Juba, South Sudan | AFP | South Sudan’s main rivals on Wednesday sealed a deal on control of the country’s 10 internal states, an issue seen as the biggest threat to peace since a unity government was formed in February.
President Salva Kiir and former rebel leader and now vice president Riek Machar, whose 2013 fallout sparked a civil war, had been at loggerheads over the allocation of states, especially those producing oil, the country’s main earner.
Last week the governments of Britain, Norway and the United States issued a statement urging them to agree on the appointment of governments as violence soared in recent weeks in the “vacuum created by the lack of governance”.
Minister in the Office of President Nhial Deng Nhial told journalists that Kiir’s camp had been allocated six states, including the oil-rich Unity State and Central Equatoria, which includes the capital Juba.
Machar will take three states, including the largest oil-producing area, the Upper Nile state, while a third signatory to the peace deal, the South Sudan Opposition Alliance, will take Jonglei state.
“With this development a fresh impetus has been given for the process for the implementation of the agreement,” said Nhial.
“We are very hopeful that with this development, the road is now paved to further positive developments that we hope will be carried out expeditiously.”

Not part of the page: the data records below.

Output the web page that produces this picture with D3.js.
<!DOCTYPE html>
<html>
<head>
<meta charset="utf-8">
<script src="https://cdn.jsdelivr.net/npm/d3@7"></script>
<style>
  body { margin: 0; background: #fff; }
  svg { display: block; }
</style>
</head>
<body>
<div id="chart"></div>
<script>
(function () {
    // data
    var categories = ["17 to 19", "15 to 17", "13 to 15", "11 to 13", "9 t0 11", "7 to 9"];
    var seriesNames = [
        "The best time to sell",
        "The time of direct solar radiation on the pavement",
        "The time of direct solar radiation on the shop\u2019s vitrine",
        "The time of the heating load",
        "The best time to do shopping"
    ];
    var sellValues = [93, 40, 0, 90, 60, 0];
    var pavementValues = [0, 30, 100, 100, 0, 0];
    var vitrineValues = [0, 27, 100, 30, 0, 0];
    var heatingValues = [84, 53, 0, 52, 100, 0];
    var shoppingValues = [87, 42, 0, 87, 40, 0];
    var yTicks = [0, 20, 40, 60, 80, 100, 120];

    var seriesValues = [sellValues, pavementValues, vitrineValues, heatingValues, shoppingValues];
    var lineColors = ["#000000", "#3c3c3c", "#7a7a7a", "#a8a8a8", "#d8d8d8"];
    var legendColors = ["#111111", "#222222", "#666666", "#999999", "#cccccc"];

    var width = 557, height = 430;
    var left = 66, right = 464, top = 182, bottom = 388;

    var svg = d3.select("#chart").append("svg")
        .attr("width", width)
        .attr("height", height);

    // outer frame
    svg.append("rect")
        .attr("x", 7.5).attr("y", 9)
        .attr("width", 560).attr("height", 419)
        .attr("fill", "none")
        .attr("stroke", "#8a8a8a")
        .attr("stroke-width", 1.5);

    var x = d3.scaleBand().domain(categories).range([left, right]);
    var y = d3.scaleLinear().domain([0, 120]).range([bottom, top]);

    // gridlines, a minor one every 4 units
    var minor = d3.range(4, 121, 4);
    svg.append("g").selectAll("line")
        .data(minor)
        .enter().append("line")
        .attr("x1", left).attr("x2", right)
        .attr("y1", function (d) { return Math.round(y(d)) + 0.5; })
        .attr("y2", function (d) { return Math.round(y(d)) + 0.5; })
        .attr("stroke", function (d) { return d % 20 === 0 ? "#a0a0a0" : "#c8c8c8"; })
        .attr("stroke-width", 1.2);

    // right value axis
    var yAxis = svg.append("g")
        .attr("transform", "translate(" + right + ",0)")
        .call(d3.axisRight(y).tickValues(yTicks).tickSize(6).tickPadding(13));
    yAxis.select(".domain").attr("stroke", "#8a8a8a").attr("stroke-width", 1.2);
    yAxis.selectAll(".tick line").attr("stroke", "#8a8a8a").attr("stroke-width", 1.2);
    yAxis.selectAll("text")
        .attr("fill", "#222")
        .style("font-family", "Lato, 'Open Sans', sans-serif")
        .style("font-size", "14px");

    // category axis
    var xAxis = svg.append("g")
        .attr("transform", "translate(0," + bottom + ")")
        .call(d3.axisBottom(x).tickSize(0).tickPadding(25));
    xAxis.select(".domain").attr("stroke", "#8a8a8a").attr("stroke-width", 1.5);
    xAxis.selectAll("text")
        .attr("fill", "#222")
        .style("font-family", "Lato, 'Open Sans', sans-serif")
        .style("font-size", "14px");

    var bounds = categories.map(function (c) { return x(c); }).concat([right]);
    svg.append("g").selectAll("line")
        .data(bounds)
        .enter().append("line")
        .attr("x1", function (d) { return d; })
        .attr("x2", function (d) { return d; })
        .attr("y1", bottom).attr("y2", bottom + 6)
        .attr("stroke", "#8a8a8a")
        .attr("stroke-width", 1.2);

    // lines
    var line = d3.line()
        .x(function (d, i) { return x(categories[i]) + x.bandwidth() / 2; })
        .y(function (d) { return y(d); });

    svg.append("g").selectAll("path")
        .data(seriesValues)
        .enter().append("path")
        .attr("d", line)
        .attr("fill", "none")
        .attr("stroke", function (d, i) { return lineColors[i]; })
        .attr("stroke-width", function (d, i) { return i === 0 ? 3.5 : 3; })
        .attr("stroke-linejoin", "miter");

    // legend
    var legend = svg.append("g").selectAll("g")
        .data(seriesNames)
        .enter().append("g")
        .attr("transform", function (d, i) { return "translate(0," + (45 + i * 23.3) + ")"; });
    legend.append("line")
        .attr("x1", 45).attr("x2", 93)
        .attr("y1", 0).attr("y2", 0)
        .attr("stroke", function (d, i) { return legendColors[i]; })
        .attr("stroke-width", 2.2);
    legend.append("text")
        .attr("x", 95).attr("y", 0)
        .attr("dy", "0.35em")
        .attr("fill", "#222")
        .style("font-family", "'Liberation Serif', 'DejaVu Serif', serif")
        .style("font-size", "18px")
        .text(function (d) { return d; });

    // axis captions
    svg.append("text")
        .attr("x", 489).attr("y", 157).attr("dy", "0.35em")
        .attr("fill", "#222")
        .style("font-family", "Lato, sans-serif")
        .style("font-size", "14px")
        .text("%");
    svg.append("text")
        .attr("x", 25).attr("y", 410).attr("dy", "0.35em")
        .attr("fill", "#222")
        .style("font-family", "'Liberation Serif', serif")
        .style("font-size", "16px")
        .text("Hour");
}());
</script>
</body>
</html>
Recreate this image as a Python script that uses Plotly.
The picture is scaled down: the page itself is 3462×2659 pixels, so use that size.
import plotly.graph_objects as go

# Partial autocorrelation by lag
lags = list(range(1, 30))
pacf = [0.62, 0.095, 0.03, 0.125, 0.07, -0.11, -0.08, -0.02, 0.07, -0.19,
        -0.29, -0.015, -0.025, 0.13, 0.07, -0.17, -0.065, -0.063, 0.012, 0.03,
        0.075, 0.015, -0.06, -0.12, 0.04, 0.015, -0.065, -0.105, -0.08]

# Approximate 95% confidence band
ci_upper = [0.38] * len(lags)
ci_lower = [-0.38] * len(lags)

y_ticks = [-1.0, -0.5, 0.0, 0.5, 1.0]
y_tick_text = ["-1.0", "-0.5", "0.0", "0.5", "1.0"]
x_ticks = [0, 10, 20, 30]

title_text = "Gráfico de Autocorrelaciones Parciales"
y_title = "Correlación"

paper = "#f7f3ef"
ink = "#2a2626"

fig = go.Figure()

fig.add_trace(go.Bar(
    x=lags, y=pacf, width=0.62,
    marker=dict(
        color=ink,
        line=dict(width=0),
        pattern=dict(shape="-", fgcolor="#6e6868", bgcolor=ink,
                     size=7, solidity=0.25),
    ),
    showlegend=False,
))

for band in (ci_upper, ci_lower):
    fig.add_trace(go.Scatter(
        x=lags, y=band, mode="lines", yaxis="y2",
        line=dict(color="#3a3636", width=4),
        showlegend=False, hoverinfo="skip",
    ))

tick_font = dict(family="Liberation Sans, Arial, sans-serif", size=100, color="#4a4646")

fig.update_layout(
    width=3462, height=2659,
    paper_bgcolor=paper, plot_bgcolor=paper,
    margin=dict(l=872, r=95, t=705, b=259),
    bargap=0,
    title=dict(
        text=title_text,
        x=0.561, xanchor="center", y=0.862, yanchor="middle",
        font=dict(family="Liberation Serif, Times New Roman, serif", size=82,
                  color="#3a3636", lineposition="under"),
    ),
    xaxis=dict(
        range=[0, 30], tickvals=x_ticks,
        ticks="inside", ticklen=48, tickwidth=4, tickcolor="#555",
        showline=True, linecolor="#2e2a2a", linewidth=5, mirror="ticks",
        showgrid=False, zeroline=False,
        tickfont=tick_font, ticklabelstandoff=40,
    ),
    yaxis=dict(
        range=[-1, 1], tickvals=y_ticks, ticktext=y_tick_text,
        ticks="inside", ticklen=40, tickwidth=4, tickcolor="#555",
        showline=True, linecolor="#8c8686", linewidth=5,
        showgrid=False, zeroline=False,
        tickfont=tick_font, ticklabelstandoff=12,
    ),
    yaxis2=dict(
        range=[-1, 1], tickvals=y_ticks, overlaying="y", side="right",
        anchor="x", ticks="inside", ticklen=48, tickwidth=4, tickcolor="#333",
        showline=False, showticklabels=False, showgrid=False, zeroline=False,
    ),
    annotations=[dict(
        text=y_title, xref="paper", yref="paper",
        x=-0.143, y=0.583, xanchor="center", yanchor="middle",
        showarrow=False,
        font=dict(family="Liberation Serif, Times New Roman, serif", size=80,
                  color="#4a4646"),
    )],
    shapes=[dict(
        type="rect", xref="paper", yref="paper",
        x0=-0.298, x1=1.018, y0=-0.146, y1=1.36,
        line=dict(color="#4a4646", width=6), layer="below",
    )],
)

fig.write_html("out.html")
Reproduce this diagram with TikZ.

South Sudan plunged into war in 2013 after President Salva Kiir accused his former vice president Riek Machar of plotting a coup.
In September 2018 the warring parties signed an agreement to form a unity government, which would see Machar return to government as vice president, after previous attempts at ruling together only led to disaster.
In their statement last week, the three western countries said increased violence was putting South Sudan’s hard-won peace at risk.
“In Jonglei, the vacuum created by the lack of governance has exacerbated cycles of intercommunal violence,” said the statement, while in Central Equatoria a ceasefire between the government and rebels who did not sign the peace deal broke down and fresh fighting erupted.
During the first three months of 2020, 658 people were killed in intercommunal violence in the country, while 452 were injured, the UN rights office said last month.